> [What is needed]
Reproduce the listing below exactly, beginning with its first line and ending with the line that holds "1500, 1650, 1800];"; pictures are not part of the copy.

> [Source material]
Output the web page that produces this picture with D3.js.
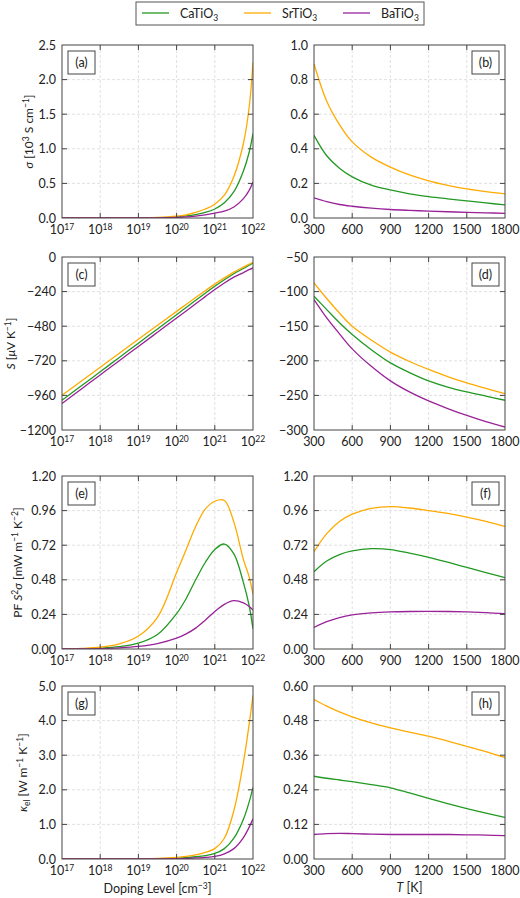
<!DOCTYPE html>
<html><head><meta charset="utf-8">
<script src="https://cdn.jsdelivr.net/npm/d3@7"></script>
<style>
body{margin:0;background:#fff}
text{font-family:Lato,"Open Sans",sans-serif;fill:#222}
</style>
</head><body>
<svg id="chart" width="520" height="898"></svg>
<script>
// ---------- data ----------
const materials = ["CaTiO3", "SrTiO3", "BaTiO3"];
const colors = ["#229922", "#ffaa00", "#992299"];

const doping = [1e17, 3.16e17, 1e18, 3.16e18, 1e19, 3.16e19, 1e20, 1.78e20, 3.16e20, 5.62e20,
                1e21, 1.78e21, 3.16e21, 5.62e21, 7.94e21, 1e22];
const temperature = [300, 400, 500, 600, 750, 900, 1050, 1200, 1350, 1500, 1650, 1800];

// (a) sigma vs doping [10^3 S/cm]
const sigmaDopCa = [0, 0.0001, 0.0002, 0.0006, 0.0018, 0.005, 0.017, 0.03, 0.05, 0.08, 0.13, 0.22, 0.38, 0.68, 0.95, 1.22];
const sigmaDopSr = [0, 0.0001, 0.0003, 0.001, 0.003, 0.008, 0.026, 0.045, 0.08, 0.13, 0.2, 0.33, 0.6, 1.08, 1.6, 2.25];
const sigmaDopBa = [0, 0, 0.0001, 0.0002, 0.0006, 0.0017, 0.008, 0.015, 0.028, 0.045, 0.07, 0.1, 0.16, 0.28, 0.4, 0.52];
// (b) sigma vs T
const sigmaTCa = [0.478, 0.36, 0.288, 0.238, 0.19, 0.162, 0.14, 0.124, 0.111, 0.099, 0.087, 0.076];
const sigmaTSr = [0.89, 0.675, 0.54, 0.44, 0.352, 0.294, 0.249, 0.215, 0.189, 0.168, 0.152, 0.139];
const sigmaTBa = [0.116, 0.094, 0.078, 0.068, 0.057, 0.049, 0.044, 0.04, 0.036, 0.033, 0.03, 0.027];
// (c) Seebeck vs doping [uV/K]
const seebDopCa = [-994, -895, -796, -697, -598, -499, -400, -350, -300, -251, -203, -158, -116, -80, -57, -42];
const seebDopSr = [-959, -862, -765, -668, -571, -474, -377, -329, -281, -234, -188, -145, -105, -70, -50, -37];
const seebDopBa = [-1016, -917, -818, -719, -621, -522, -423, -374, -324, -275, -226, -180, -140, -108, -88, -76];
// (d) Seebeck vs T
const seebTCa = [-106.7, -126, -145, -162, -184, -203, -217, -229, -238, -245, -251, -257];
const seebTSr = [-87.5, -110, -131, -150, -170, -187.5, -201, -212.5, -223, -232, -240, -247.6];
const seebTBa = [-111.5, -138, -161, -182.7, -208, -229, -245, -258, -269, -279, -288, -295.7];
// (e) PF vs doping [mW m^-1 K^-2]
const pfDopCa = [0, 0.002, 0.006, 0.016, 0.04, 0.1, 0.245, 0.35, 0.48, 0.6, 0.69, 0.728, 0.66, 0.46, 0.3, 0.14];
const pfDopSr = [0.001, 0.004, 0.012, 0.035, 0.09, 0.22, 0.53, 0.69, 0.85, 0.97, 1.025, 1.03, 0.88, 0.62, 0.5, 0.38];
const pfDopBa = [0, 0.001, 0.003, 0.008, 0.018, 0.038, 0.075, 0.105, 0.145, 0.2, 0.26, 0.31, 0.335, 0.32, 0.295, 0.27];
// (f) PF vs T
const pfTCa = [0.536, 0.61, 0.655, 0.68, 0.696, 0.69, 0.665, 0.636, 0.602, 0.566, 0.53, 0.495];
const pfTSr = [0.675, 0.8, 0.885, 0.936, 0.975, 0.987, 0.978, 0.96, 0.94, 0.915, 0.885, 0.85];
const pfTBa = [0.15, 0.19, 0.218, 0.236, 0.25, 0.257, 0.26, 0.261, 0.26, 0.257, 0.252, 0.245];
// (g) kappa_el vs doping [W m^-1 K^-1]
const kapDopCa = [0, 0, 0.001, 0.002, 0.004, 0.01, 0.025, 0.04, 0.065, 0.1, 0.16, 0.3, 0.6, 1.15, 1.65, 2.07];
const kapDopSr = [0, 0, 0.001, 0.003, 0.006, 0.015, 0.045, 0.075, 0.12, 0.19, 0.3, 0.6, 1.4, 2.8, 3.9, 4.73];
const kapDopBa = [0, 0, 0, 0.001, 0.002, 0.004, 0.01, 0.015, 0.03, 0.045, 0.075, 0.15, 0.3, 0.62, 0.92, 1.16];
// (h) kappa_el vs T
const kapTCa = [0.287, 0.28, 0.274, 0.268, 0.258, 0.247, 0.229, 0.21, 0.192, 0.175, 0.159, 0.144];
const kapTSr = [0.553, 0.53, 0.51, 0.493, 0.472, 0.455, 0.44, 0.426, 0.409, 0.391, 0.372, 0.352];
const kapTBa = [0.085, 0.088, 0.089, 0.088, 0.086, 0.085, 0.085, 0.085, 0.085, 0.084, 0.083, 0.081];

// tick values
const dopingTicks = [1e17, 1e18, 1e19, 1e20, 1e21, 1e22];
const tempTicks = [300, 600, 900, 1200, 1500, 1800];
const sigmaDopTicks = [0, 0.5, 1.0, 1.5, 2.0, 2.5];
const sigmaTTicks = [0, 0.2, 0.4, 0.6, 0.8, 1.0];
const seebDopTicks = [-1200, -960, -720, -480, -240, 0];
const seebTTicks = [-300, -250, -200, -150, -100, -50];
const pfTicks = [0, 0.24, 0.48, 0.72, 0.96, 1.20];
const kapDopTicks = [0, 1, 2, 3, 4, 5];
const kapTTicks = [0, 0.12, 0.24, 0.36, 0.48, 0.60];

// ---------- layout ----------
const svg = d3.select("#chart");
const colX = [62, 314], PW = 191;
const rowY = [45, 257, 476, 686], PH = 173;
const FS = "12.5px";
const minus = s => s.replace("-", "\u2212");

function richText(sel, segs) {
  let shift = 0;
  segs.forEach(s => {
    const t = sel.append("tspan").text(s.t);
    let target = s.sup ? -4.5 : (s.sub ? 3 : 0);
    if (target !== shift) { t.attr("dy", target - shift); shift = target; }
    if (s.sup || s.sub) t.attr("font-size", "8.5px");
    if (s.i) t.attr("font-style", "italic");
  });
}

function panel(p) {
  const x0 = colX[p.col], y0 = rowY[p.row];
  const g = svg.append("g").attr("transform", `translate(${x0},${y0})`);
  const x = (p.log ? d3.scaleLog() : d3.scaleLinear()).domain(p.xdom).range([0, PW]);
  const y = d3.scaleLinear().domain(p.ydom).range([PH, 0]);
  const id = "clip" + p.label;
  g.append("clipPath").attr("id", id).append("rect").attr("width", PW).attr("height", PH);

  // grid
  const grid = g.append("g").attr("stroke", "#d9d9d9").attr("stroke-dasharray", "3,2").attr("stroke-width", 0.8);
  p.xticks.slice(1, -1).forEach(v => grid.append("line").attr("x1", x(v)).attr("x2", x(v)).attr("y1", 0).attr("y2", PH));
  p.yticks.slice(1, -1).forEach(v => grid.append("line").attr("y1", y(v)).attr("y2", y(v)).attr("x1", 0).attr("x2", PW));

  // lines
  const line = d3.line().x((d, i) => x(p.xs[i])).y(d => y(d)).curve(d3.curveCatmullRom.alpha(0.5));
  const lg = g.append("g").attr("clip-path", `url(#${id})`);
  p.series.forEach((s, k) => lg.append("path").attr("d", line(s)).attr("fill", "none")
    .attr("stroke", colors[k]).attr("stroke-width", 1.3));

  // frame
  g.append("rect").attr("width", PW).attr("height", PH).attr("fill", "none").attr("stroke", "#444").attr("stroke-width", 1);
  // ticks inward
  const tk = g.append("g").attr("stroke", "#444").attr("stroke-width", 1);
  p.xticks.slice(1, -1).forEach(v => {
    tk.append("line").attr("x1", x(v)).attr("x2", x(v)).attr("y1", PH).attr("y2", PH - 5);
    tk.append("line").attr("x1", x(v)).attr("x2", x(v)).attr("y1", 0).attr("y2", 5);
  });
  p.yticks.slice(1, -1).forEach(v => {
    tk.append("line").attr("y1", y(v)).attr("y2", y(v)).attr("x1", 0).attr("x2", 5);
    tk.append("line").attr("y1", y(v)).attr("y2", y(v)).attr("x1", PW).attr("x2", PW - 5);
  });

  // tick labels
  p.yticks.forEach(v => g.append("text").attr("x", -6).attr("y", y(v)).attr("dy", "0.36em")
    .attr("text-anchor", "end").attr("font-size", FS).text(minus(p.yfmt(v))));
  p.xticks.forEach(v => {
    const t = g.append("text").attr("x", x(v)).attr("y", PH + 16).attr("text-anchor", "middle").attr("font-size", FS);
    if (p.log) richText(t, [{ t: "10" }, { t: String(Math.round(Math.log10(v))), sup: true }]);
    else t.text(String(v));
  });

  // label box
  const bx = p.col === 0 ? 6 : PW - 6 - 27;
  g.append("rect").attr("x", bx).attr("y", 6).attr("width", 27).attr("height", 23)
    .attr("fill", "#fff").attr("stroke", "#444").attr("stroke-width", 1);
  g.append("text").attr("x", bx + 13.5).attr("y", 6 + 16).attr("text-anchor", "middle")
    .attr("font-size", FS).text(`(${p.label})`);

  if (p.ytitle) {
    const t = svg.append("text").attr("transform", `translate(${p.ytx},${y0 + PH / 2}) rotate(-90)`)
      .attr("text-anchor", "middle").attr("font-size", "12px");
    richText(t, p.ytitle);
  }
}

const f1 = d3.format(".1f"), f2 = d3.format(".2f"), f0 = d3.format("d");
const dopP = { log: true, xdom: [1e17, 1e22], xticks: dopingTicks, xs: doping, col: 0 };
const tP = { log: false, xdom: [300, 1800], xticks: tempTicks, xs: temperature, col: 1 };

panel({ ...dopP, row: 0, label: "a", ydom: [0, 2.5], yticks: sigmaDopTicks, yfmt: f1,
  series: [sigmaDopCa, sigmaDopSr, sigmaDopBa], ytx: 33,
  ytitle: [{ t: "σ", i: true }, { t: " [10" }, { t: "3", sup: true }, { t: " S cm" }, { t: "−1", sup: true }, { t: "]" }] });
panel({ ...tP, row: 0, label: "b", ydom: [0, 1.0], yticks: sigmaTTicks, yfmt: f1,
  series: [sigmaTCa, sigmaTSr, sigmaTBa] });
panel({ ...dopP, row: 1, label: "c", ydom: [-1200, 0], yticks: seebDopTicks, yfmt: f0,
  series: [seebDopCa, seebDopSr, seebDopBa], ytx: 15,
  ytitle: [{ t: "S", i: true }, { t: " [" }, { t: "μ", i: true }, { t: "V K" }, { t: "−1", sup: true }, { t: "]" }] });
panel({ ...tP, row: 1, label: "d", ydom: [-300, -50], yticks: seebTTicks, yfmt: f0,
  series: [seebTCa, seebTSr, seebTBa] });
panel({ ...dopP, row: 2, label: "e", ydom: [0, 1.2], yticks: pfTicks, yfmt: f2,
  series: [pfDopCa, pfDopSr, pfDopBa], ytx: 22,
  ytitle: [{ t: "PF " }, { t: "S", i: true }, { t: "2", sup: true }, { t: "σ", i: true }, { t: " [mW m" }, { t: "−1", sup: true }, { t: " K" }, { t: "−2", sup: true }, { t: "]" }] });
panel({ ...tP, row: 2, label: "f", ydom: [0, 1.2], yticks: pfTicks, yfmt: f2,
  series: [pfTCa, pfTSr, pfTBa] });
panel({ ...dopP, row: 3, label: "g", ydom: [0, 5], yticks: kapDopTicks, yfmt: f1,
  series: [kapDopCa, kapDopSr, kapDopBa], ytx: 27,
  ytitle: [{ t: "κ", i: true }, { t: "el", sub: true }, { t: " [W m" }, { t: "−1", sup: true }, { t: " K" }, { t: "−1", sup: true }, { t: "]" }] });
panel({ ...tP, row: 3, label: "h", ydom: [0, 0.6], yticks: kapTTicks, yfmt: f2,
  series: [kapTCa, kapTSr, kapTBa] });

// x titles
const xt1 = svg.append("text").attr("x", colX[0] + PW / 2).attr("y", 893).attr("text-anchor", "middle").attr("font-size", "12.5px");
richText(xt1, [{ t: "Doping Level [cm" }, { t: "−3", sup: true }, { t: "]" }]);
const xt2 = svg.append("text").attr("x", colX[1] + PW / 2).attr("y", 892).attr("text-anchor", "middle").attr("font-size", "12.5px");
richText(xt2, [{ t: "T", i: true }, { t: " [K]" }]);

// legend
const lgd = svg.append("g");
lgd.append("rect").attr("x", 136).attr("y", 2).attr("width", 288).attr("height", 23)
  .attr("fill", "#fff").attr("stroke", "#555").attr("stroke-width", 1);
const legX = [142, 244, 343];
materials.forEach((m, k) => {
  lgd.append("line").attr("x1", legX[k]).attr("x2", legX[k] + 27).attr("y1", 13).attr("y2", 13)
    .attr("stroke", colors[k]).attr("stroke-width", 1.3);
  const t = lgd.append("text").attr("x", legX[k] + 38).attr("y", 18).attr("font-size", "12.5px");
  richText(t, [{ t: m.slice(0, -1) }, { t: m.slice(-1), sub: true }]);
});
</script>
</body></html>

> [Full output]
Output the web page that produces this picture with D3.js.
<!DOCTYPE html>
<html><head><meta charset="utf-8">
<script src="https://cdn.jsdelivr.net/npm/d3@7"></script>
<style>
body{margin:0;background:#fff}
text{font-family:Lato,"Open Sans",sans-serif;fill:#222}
</style>
</head><body>
<svg id="chart" width="520" height="898"></svg>
<script>
// ---------- data ----------
const materials = ["CaTiO3", "SrTiO3", "BaTiO3"];
const colors = ["#229922", "#ffaa00", "#992299"];

const doping = [1e17, 3.16e17, 1e18, 3.16e18, 1e19, 3.16e19, 1e20, 1.78e20, 3.16e20, 5.62e20,
                1e21, 1.78e21, 3.16e21, 5.62e21, 7.94e21, 1e22];
const temperature = [300, 400, 500, 600, 750, 900, 1050, 1200, 1350, 1500, 1650, 1800];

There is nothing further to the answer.